Skip Bayless managed to outdo himself with one of his most recent declarations. That’s a significant accomplishment for a man who has made a multimillion fortune for being outlandish. Falling into the same abyss many analysts find themselves trapped, Bayless believed there was only one way to talk about 19-year-old basketball phenom Chet Holmgren, a kid who is one of the top prospects for the 2022 NBA draft.
Holmgren, who committed to play next season at Gonzaga, recently helped USA Basketball capture a gold medal at the FIBA U19 Basketball World Cup in Latvia. There is no doubt the Minnesota native has an extremely high ceiling as a player.
Indeed, a high enough ceiling so that Skip Bayless didn’t need to resort to ridiculous hyperbole to tout the young star.
Chet Holmgren could go No. 1 in the 2022 NBA draft
At 7-foot-1, Chet Holmgren is the very model of the modern NBA big man to kick it old school and borrow from The Pirates of Penzance. The first thought is he’s a center, but that would be a mistake. He blocks shots like a center, for sure, but it’s on the offensive end where Holmgren starts to differentiate himself.
For starters, he has radar range as a shooter. He’s already got the shooting touch from 3-point range, and he showed that off in Latvia. In seven games at the U19 World Cup, Holmgren was a sizzling 7-of-13 from deep while shooting 62% overall. He also showed passing skills, averaging 3.3 assists in 21.3 minutes per game. Defensively, start with the 2.7 blocks a game and work from there. Not shockingly, Holmgren was the tournament MVP.

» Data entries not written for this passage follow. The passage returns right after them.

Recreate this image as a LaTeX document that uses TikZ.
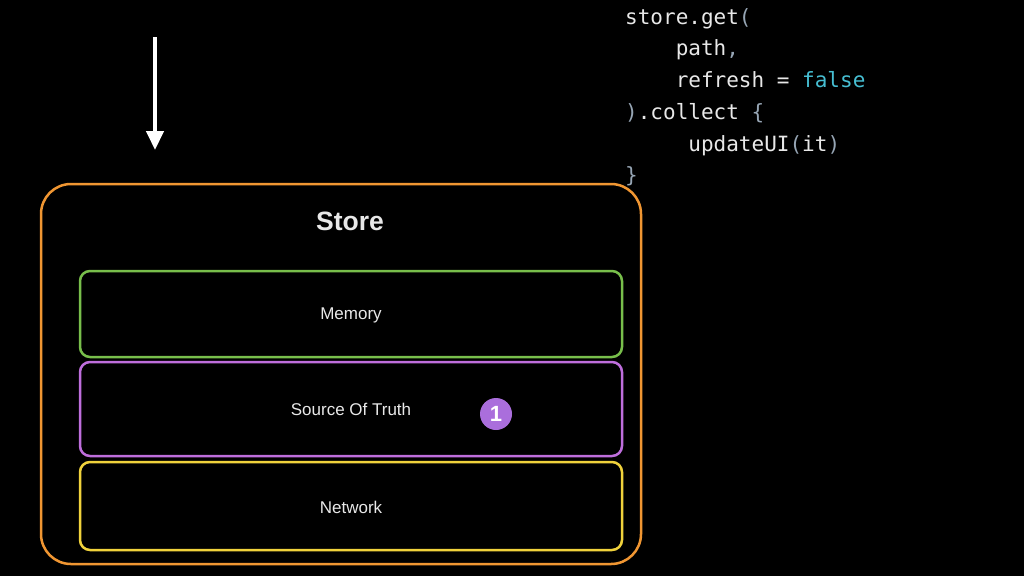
\documentclass[tikz,border=0pt]{standalone}
\usepackage{fontspec}
\setmainfont{Liberation Sans}
\newfontfamily\codefont{DejaVu Sans Mono}
\usetikzlibrary{positioning,arrows.meta}

\definecolor{storeorange}{RGB}{240,150,50}
\definecolor{memgreen}{RGB}{120,190,75}
\definecolor{sotpurple}{RGB}{190,110,220}
\definecolor{netyellow}{RGB}{240,210,60}
\definecolor{badgepurple}{RGB}{170,110,220}
\definecolor{codewhite}{RGB}{232,232,232}
\definecolor{codegray}{RGB}{150,165,180}
\definecolor{codeteal}{RGB}{70,190,210}

\tikzset{
    layer/.style={draw=#1, line width=2.5pt, rounded corners=10pt},
    layerlabel/.style={text=codewhite, font=\fontsize{17}{20}\selectfont},
    codeline/.style={anchor=base west, inner sep=0pt, text=codewhite, font=\codefont\fontsize{21}{25}\selectfont},
}

\begin{document}
\begin{tikzpicture}[x=1pt, y=-1pt]
    \fill[black] (0,0) rectangle (1024,576);
    \useasboundingbox (0,0) rectangle (1024,576);

    % Request arrow
    \coordinate (reqtop) at (155,37);
    \coordinate (reqend) at (155,150);
    \draw[white, line width=4.5pt, -{Triangle[width=17pt, length=19pt]}] (reqtop) -- (reqend);

    % Store container
    \draw[draw=storeorange, line width=2.5pt, rounded corners=30pt] (41,184) rectangle (641,564);
    \node[text=codewhite, font=\bfseries\fontsize{26.5}{31}\selectfont] (store) at (350,221) {Store};

    % Memory
    \draw[layer=memgreen] (80,271) rectangle (622,357);
    \node[layerlabel] (memory) at (351,315) {Memory};

    % Source Of Truth
    \draw[layer=sotpurple] (80,362) rectangle (622,456);
    \node[layerlabel] (sot) at (351,409) {Source Of Truth};
    \node[circle, fill=badgepurple, minimum size=32pt, inner sep=0pt, text=white,
          font=\bfseries\fontsize{22}{26}\selectfont] (badge) at (496,414) {1};

    % Network
    \draw[layer=netyellow] (80,462) rectangle (622,550);
    \node[layerlabel] (network) at (351,507) {Network};

    % Code snippet
    \node[codeline] (line1) at (625,24) {store.get\textcolor{codegray}{(}};
    \node[codeline] (line2) at (625,55.7) {\ \ \ \ path\textcolor{codegray}{,}};
    \node[codeline] (line3) at (625,87.4) {\ \ \ \ refresh = \textcolor{codeteal}{false}};
    \node[codeline] (line4) at (625,119) {\textcolor{codegray}{)}.collect \textcolor{codegray}{\{}};
    \node[codeline] (line5) at (625,151) {\ \ \ \ \ updateUI\textcolor{codegray}{(}it\textcolor{codegray}{)}};
    \node[codeline] (line6) at (625,182.7) {\textcolor{codegray}{\}}};
\end{tikzpicture}
\end{document}
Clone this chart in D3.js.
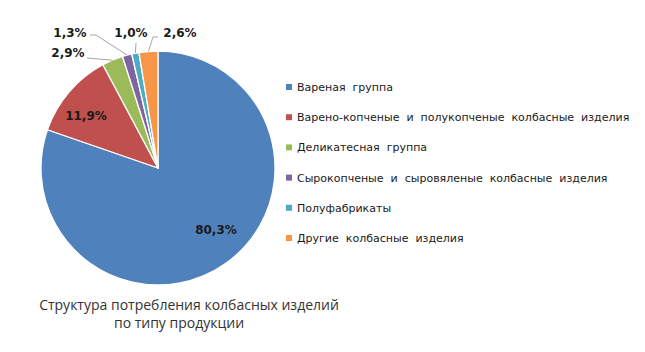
<!DOCTYPE html>
<html><head><meta charset="utf-8">
<script src="https://cdn.jsdelivr.net/npm/d3@7"></script>
<style>body{margin:0;background:#fff}svg{display:block}</style>
</head><body>
<svg id="c" width="645" height="352"></svg>
<script>
const categories = ["Вареная  группа","Варено-копченые  и  полукопченые  колбасные  изделия","Деликатесная  группа","Сырокопченые  и  сыровяленые  колбасные  изделия","Полуфабрикаты","Другие  колбасные  изделия"];
const values = [80.3, 11.9, 2.9, 1.3, 1.0, 2.6];
const valueLabels = ["80,3%","11,9%","2,9%","1,3%","1,0%","2,6%"];
const colors = ["#4f81bd","#c0504d","#9bbb59","#8064a2","#4bacc6","#f79646"];
const titleLines = ["Структура потребления колбасных изделий","по типу продукции"];

// layout
const cx = 158, cy = 168, R = 117;
// label anchor positions (text center), and leader line bend points
const labelLayout = [
  {x:216, y:230, leader:false},
  {x:86,  y:116, leader:false},
  {x:68,  y:53,  leader:[[87,58],[87,58]]},
  {x:70,  y:33,  leader:[[90,35],[96,35]]},
  {x:131, y:33,  leader:[[136,43],[136,43]]},
  {x:180, y:33,  leader:[[158,37],[153,37]]}
];
const titlePos = [{x:189, y:310}, {x:179, y:328}];

const svg = d3.select("#c");
const pie = d3.pie().sort(null).value(d => d)(values);
const arc = d3.arc().innerRadius(0).outerRadius(R);
const g = svg.append("g").attr("transform", `translate(${cx},${cy})`);
g.selectAll("path").data(pie).join("path")
  .attr("d", arc).attr("fill", (d,i) => colors[i])
  .attr("stroke", "#fff").attr("stroke-width", 1.3).attr("stroke-linejoin","round");

// leader lines
pie.forEach((d,i) => {
  const L = labelLayout[i];
  if (!L.leader) return;
  const a = (d.startAngle + d.endAngle)/2;
  const ex = cx + R*Math.sin(a), ey = cy - R*Math.cos(a);
  const pts = [L.leader[0], L.leader[1], [ex, ey]];
  svg.append("path").attr("d", d3.line()(pts))
    .attr("fill","none").attr("stroke","#a6a6a6").attr("stroke-width",1);
});

svg.selectAll("text.vl").data(valueLabels).join("text").attr("class","vl")
  .attr("x", (d,i) => labelLayout[i].x).attr("y", (d,i) => labelLayout[i].y)
  .attr("dy","0.36em").attr("text-anchor","middle")
  .attr("font-family","DejaVu Sans, Verdana, sans-serif").attr("font-weight","bold")
  .attr("font-size","12px").attr("fill","#1a1a1a").text(d => d);

// legend
const ly = d3.scalePoint().domain(d3.range(categories.length)).range([87, 238]);
const leg = svg.append("g");
categories.forEach((c,i) => {
  leg.append("rect").attr("x",286).attr("y",ly(i)-3).attr("width",6).attr("height",6).attr("fill",colors[i]);
  leg.append("text").attr("x",297).attr("y",ly(i)).attr("dy","0.36em")
    .attr("xml:space","preserve").style("white-space","pre")
    .attr("font-family","DejaVu Sans, Verdana, sans-serif").attr("font-size","11px")
    .attr("fill","#1a1a1a").text(c);
});

// title
svg.selectAll("text.tt").data(titleLines).join("text").attr("class","tt")
  .attr("x", (d,i)=>titlePos[i].x).attr("y",(d,i)=>titlePos[i].y).attr("text-anchor","middle")
  .attr("font-family","Open Sans, sans-serif").attr("font-size","14px")
  .attr("fill","#333").text(d=>d);
</script>
</body></html>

Even if it’s just for a single season, Gonzaga is getting a good one in Chet Holmgren. Skip Bayless certainly is not wrong about that. But it’s in his extraordinarily lazy comparison where Bayless runs off the rails.
Skip Bayless missed the mark entirely for more than one reason
Skip Bayless, like many other observers, is excited about the potential of Chet Holmgren. But in his haste to hype the kid, because again, Bayless makes his living making ridiculous over-statements, he went across a line.
According to the Crossed Sports Instagram account, Bayless set the bar extraordinarily high for Holmgren.
“This will be the best White American player since Larry Bird. Seven-foot-one, moves like a guard, jumps out of the gym, can shoot pull-up 3s, but also dominate the paint blocking shots.”Skip Bayless
All of that about Holmgren’s skills is true, and none of it is reminiscent of all-time great Larry Bird.
The most obvious difference is size; Bird was a solidly built 6-foot-9 and 220 pounds. Holmgren is 7-foot-1 but weighs just 190 pounds and needs to add strength before coming to the NBA.
More important than that, though, is the idea we’re ranking White American players. Are we still that tied to the notion that basketball somehow needs its great White hope? Is that where we are in 2021? If it is, that’s discouraging at best.
Besides, Chet Holmgren has an adequate comparison in today’s NBA.
Who does Chet Holmgren resemble?
Chet Holmgren’s game does remind talent evaluators of an all-time great NBA player. But it’s one from this century, not 40 years ago.
Kevin Durant was listed at 6-foot-9 and 215 pounds in his single season at the University of Texas. One of those measurements was on the small side. The other was quite generous. Now Durant is listed at 6-foot-11 and 240 pounds. Giannis Antetokounmpo, for instance, is 6-foot-11 and 242 pounds. Side-by-side, Durant is both slightly taller and much thinner than Antetokounmpo.
But in terms of playing style, Holmgren resembles Durant. His shooting range begins when he gets off the bus, he’s got handles, you can run the offense through him, and he can protect the rim.
For his career, Durant is a 38.4% shooter from 3-point range and has topped 40% five times, including a career-high 45% in 2020–21. He also averaged 4.2 assists per game over his 13 seasons and has bettered five a night in four of his last five seasons. Durant completes the package with 1.1 blocks per game, with a career-best of 1.8 back in 2017–18. In his first season back from a torn Achilles’ tendon, he averaged 1.3.
If Todd Holmgren can resemble the player he most readily compares to, he’s going to have a great career. The problem for Skip Bayless is that the player isn’t Larry Bird, nor should it be. To say otherwise is both lazy and hyperbolic.